- **WHAT THIS TASK INVOLVES**:
Restate each line of the listing exactly, without carrying over any pictures.
---
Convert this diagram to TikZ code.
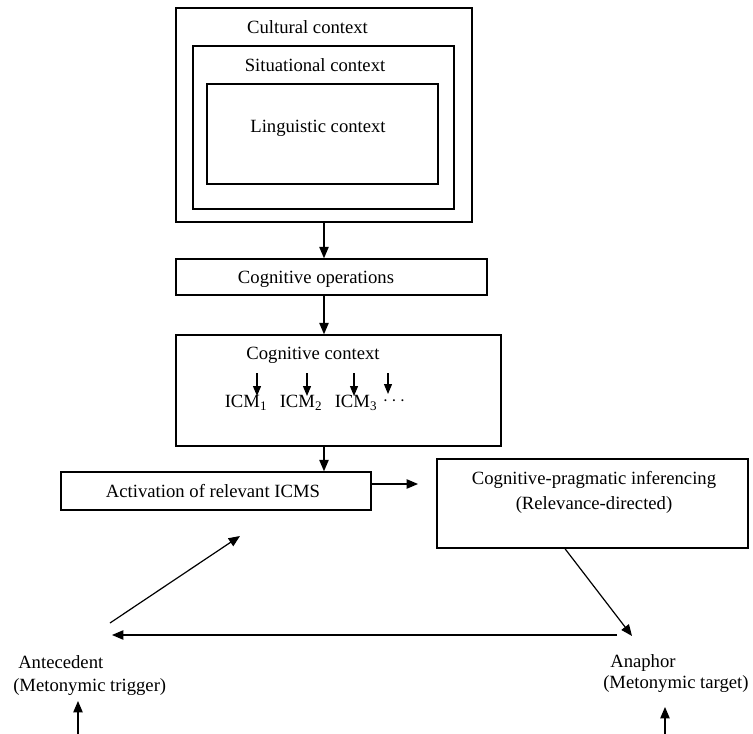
\documentclass[tikz,border=0pt]{standalone}
\usepackage{fontspec}
\setmainfont{Liberation Serif}
\usetikzlibrary{arrows.meta}
\def\px{0.75pt}
\tikzset{
  box/.style={draw, line width=1.1pt, rectangle, inner sep=0pt},
  lbl/.style={font=\fontsize{14}{17}\selectfont, inner sep=0pt},
  arr/.style={-{Triangle[length=8.5pt,width=7pt]}, line width=0.9pt},
  sarr/.style={-{Triangle[length=7.5pt,width=6pt]}, line width=0.9pt},
}
\begin{document}
\begin{tikzpicture}[x=0.75pt,y=-0.75pt]
\useasboundingbox (0,0) rectangle (753,734);
% nested context boxes
\node[box, minimum width=296*\px, minimum height=214*\px] (cult) at (324,115) {};
\node[box, minimum width=261*\px, minimum height=163*\px] (sit) at (323.5,127.5) {};
\node[box, minimum width=231*\px, minimum height=100*\px] (ling) at (322.5,134) {};
\node[lbl] (tcult) at (307.5,27) {Cultural context};
\node[lbl] (tsit) at (315,65) {Situational context};
\node[lbl] (tling) at (318,128) {Linguistic context};
% cognitive operations
\node[box, minimum width=311*\px, minimum height=36*\px] (cogops) at (331.5,277) {};
\node[lbl] (tcogops) at (316,279) {Cognitive operations};
% cognitive context
\node[box, minimum width=325*\px, minimum height=111*\px] (cogctx) at (338.5,390.5) {};
\node[lbl] (tcogctx) at (313,355) {Cognitive context};
\node[lbl] (icm1) at (246,403) {ICM\textsubscript{1}};
\node[lbl] (icm2) at (301,403) {ICM\textsubscript{2}};
\node[lbl] (icm3) at (356,403) {ICM\textsubscript{3}};
\node[lbl] (dots) at (394,401) {\textbf{$\cdots$}};
\coordinate (s1) at (257,373);
\coordinate (s2) at (307,373);
\coordinate (s3) at (354,373);
\coordinate (s4) at (388,373);
\coordinate (e1) at (257,396);
\coordinate (e2) at (307,396);
\coordinate (e3) at (354,396);
\coordinate (e4) at (388,394);
\draw[sarr] (s1) -- (e1);
\draw[sarr] (s2) -- (e2);
\draw[sarr] (s3) -- (e3);
\draw[sarr] (s4) -- (e4);
% activation
\node[box, minimum width=310*\px, minimum height=38*\px] (act) at (216,491) {};
\node[lbl] (tact) at (213,491) {Activation of relevant ICMS};
% cognitive-pragmatic inferencing
\node[box, minimum width=311*\px, minimum height=89*\px] (prag) at (592.5,503.5) {};
\node[lbl] (tprag1) at (594,480) {Cognitive-pragmatic inferencing};
\node[lbl] (tprag2) at (594,505) {(Relevance-directed)};
% antecedent / anaphor
\node[lbl, anchor=west] (ante1) at (18,662) {Antecedent};
\node[lbl, anchor=west] (ante2) at (13,687) {(Metonymic trigger)};
\node[lbl, anchor=west] (ana1) at (610,663) {Anaphor};
\node[lbl, anchor=west] (ana2) at (603,684) {(Metonymic target)};
% vertical flow
\draw[arr] (cult.south) -- (cult.south |- cogops.north);
\draw[arr] (cogops.south -| cult.south) -- (cogctx.north -| cult.south);
\draw[arr] (cogctx.south -| cult.south) -- (act.north -| cult.south);
% activation -> right
\coordinate (ar) at (418,484);
\draw[arr] (act.east |- ar) -- (ar);
% inferencing -> anaphor
\coordinate (pb) at (565,0);
\coordinate (an) at (632,636);
\draw[arr] (prag.south -| pb) -- (an);
% horizontal back to antecedent
\coordinate (h1) at (617,635);
\coordinate (h2) at (112,635);
\draw[arr] (h1) -- (h2);
% antecedent -> activation
\coordinate (d1) at (110,623);
\coordinate (d2) at (240,536);
\draw[arr] (d1) -- (d2);
% bottom arrows
\coordinate (b1) at (78,734);
\coordinate (b2) at (78,701);
\coordinate (b3) at (665,734);
\coordinate (b4) at (665,707);
\draw[arr] (b1) -- (b2);
\draw[arr] (b3) -- (b4);
\end{tikzpicture}
\end{document}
---
- **SOLUTION TO THIS TASK**:
Convert this diagram to TikZ code.
\documentclass[tikz,border=0pt]{standalone}
\usepackage{fontspec}
\setmainfont{Liberation Serif}
\usetikzlibrary{arrows.meta}
\def\px{0.75pt}
\tikzset{
  box/.style={draw, line width=1.1pt, rectangle, inner sep=0pt},
  lbl/.style={font=\fontsize{14}{17}\selectfont, inner sep=0pt},
  arr/.style={-{Triangle[length=8.5pt,width=7pt]}, line width=0.9pt},
  sarr/.style={-{Triangle[length=7.5pt,width=6pt]}, line width=0.9pt},
}
\begin{document}
\begin{tikzpicture}[x=0.75pt,y=-0.75pt]
\useasboundingbox (0,0) rectangle (753,734);
% nested context boxes
\node[box, minimum width=296*\px, minimum height=214*\px] (cult) at (324,115) {};
\node[box, minimum width=261*\px, minimum height=163*\px] (sit) at (323.5,127.5) {};
\node[box, minimum width=231*\px, minimum height=100*\px] (ling) at (322.5,134) {};
\node[lbl] (tcult) at (307.5,27) {Cultural context};
\node[lbl] (tsit) at (315,65) {Situational context};
\node[lbl] (tling) at (318,128) {Linguistic context};
% cognitive operations
\node[box, minimum width=311*\px, minimum height=36*\px] (cogops) at (331.5,277) {};
\node[lbl] (tcogops) at (316,279) {Cognitive operations};
% cognitive context
\node[box, minimum width=325*\px, minimum height=111*\px] (cogctx) at (338.5,390.5) {};
\node[lbl] (tcogctx) at (313,355) {Cognitive context};
\node[lbl] (icm1) at (246,403) {ICM\textsubscript{1}};
\node[lbl] (icm2) at (301,403) {ICM\textsubscript{2}};
\node[lbl] (icm3) at (356,403) {ICM\textsubscript{3}};
\node[lbl] (dots) at (394,401) {\textbf{$\cdots$}};
\coordinate (s1) at (257,373);
\coordinate (s2) at (307,373);
\coordinate (s3) at (354,373);
\coordinate (s4) at (388,373);
\coordinate (e1) at (257,396);
\coordinate (e2) at (307,396);
\coordinate (e3) at (354,396);
\coordinate (e4) at (388,394);
\draw[sarr] (s1) -- (e1);
\draw[sarr] (s2) -- (e2);
\draw[sarr] (s3) -- (e3);
\draw[sarr] (s4) -- (e4);
% activation
\node[box, minimum width=310*\px, minimum height=38*\px] (act) at (216,491) {};
\node[lbl] (tact) at (213,491) {Activation of relevant ICMS};
% cognitive-pragmatic inferencing
\node[box, minimum width=311*\px, minimum height=89*\px] (prag) at (592.5,503.5) {};
\node[lbl] (tprag1) at (594,480) {Cognitive-pragmatic inferencing};
\node[lbl] (tprag2) at (594,505) {(Relevance-directed)};
% antecedent / anaphor
\node[lbl, anchor=west] (ante1) at (18,662) {Antecedent};
\node[lbl, anchor=west] (ante2) at (13,687) {(Metonymic trigger)};
\node[lbl, anchor=west] (ana1) at (610,663) {Anaphor};
\node[lbl, anchor=west] (ana2) at (603,684) {(Metonymic target)};
% vertical flow
\draw[arr] (cult.south) -- (cult.south |- cogops.north);
\draw[arr] (cogops.south -| cult.south) -- (cogctx.north -| cult.south);
\draw[arr] (cogctx.south -| cult.south) -- (act.north -| cult.south);
% activation -> right
\coordinate (ar) at (418,484);
\draw[arr] (act.east |- ar) -- (ar);
% inferencing -> anaphor
\coordinate (pb) at (565,0);
\coordinate (an) at (632,636);
\draw[arr] (prag.south -| pb) -- (an);
% horizontal back to antecedent
\coordinate (h1) at (617,635);
\coordinate (h2) at (112,635);
\draw[arr] (h1) -- (h2);
% antecedent -> activation
\coordinate (d1) at (110,623);
\coordinate (d2) at (240,536);
\draw[arr] (d1) -- (d2);
% bottom arrows
\coordinate (b1) at (78,734);
\coordinate (b2) at (78,701);
\coordinate (b3) at (665,734);
\coordinate (b4) at (665,707);
\draw[arr] (b1) -- (b2);
\draw[arr] (b3) -- (b4);
\end{tikzpicture}
\end{document}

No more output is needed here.